"Do you remember?" goes the beginning of Earth, Wind & Fire's classic song, September.
The veteran soul-funk group, who have sold more than 90 million albums worldwide, sure hope you do as the Rock and Roll Hall of Famers prepare to release their first album in eight years, Now, Then & Forever, on Tuesday.
Longtime percussionist Ralph Johnson, founding bassist Verdine White and founding lead singer Philip Bailey, all 62 years old, say the new record finds the influential band - formed in Chicago in 1969 - going back to their early sound.
"It was produced by Philip Bailey and company," says White. "And it was a two year process. We had recorded several songs previously but on a trip overseas Philip sat and listened to everything we've ever done. And he came back and said, 'Listen we've got to do a record like this.'"
Adds Bailey: "We enlisted Neal Poe (of OutKast production fame), (original E, W & F keyboardist/musical director) Larry Dunn and my son Phil as other producers and we really just began to focus on doing a record that sounded classically like Earth, Wind and Fire."
We caught up with the trio earlier this year.
Q. When you said you 'found" songs, did some of the new tunes come from long ago?
Bailey: They're all new songs. But when I say we went back, we basically had to rediscover who we were, who we are and who we've always been. ... And I think that's what we had to do.
Q. What do you think accounts for Earth, Wind and Fire's longevity?
Bailey: The music itself has been the soundtrack of many people's lives. The music actually comes back and speaks to us, even as being the creators of the music. And then the fans, they continue to love what we do, and we enjoy doing what we're doing and we've just been extremely blessed. Our message and our music has always been the same one of love and respect for humanity and mankind and uplifting the consciousness of folk in that way and I think it's a feel-good music.

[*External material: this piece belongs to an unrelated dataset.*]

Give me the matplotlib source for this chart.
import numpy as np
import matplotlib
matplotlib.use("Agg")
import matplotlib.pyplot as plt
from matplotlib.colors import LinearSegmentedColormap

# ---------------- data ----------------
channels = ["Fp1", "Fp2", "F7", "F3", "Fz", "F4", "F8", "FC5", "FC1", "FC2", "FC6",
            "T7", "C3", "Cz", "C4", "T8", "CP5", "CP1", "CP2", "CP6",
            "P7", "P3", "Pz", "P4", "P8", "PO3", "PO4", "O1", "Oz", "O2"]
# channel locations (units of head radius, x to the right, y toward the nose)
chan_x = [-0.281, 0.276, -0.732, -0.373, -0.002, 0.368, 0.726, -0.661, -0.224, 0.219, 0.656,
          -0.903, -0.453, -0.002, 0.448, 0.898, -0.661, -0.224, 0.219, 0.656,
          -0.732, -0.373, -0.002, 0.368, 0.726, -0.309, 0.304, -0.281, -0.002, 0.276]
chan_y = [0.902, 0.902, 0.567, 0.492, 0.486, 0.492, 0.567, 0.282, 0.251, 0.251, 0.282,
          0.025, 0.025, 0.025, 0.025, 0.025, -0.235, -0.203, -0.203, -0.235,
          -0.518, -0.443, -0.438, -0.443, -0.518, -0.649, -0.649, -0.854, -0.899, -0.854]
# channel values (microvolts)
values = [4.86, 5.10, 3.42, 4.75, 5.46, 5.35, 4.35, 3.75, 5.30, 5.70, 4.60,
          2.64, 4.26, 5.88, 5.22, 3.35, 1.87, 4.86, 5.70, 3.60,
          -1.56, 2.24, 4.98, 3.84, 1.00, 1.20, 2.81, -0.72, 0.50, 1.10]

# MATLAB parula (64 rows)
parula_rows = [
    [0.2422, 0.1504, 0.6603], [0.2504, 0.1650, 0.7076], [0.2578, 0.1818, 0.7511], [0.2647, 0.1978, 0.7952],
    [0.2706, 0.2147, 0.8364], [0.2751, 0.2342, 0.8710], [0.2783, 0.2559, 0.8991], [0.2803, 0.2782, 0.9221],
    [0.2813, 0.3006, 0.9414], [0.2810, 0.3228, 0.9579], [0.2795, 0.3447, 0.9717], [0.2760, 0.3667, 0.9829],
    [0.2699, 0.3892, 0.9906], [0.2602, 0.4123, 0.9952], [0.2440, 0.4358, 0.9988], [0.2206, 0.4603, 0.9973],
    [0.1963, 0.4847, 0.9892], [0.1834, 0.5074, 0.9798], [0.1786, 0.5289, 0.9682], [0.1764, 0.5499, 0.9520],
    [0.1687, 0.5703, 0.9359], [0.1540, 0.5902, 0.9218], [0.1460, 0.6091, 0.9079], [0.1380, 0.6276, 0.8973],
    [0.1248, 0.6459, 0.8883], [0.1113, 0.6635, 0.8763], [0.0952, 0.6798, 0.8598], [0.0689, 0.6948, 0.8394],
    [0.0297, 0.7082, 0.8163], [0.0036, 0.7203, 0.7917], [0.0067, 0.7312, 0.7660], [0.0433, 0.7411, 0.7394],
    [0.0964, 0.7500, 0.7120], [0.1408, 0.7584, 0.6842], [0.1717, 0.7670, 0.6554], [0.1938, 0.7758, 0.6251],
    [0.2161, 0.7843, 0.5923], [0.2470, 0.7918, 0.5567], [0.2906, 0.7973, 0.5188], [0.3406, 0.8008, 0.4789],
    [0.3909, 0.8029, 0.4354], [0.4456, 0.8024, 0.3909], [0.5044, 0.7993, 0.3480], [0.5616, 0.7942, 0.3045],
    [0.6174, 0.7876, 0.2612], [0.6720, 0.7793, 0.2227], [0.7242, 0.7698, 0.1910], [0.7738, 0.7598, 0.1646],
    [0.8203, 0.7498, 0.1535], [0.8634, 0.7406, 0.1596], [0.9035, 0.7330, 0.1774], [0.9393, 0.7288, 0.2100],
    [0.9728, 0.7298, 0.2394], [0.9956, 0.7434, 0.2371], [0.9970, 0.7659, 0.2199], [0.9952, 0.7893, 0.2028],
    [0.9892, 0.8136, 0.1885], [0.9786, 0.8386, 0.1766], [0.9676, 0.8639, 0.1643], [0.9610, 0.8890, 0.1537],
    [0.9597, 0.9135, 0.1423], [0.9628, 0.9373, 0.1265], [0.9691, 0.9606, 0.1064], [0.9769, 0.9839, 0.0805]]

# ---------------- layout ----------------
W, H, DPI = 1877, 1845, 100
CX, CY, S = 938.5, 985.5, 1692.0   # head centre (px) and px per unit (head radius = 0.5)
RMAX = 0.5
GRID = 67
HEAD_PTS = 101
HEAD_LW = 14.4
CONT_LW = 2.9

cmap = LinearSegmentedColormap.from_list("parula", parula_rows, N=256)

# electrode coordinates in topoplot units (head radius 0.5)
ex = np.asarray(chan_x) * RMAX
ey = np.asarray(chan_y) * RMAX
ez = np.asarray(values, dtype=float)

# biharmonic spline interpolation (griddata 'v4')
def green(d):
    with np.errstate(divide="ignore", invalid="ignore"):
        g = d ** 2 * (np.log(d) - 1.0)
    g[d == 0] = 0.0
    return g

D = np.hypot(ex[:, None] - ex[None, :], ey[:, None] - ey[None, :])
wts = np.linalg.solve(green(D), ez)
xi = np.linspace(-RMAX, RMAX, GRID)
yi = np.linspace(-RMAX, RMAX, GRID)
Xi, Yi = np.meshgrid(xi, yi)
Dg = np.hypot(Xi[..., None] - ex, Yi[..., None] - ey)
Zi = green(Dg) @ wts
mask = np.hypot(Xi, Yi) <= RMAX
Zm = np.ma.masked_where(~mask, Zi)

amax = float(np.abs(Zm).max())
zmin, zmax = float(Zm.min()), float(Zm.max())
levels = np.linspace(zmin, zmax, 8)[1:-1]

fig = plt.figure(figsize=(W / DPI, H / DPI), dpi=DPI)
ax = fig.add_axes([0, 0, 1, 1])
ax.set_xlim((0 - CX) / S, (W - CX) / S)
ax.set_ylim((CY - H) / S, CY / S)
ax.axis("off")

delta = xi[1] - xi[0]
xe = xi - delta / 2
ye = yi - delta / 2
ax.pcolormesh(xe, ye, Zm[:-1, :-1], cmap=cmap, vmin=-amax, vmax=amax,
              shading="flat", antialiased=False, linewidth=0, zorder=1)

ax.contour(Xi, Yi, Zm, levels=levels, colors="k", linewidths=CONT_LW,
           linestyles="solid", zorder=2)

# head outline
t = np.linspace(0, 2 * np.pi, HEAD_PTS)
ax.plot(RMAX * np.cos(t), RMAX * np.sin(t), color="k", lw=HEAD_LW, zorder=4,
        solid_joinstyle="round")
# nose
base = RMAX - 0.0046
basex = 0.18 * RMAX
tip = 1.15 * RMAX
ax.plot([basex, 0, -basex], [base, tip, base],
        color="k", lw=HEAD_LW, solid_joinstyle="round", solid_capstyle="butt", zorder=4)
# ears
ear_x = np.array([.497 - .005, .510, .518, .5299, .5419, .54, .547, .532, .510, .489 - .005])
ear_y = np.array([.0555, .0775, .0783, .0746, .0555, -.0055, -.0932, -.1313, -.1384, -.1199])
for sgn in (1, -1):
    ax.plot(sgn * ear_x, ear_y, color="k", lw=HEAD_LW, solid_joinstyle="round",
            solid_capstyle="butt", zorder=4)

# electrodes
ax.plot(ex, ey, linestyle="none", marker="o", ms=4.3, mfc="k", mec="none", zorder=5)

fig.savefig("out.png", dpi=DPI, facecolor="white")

Q. Do you have younger musicians come up and say what an influence you have been on them?
Bailey: We do feel a sense of knowledge about the influence that we've had on younger musicians. We've got several of them playing with us now. In fact, my son (Philip) is in the band, he graduated from Berklee College Of Music. But we run into accomplished musicians all over the world, that are a lot younger than us, and they credit a lot of what we've done to being their inspiration.
Q. What are the audiences like in 2013 compared to your '70s heyday?
White: We have a really a multitude of generations because what's happening now is the parents are telling their children, their children are telling their children, about the show.
Johnson: Part of the reason that people come to our concerts is that they want to escape and they want to be taken to a different place for just an hour and a half. When people leave our concerts they are really, really feeling good.
Q. After more than four decades as a group, how do you keep your stamina up for touring?
Johnson: I think everyone does it in their own way. We actually are starting to put together the off days so that we actually have a real off day. 'Cause a lot of off days are travelling days and we're getting too old for that.
Q. Do you guys seen an end in sight?
White: I think you go as long as you can go, as long as you stay healthy.
Bailey: It's a pleasure being in an organization where you kind of living what you're singing. It's a good energy.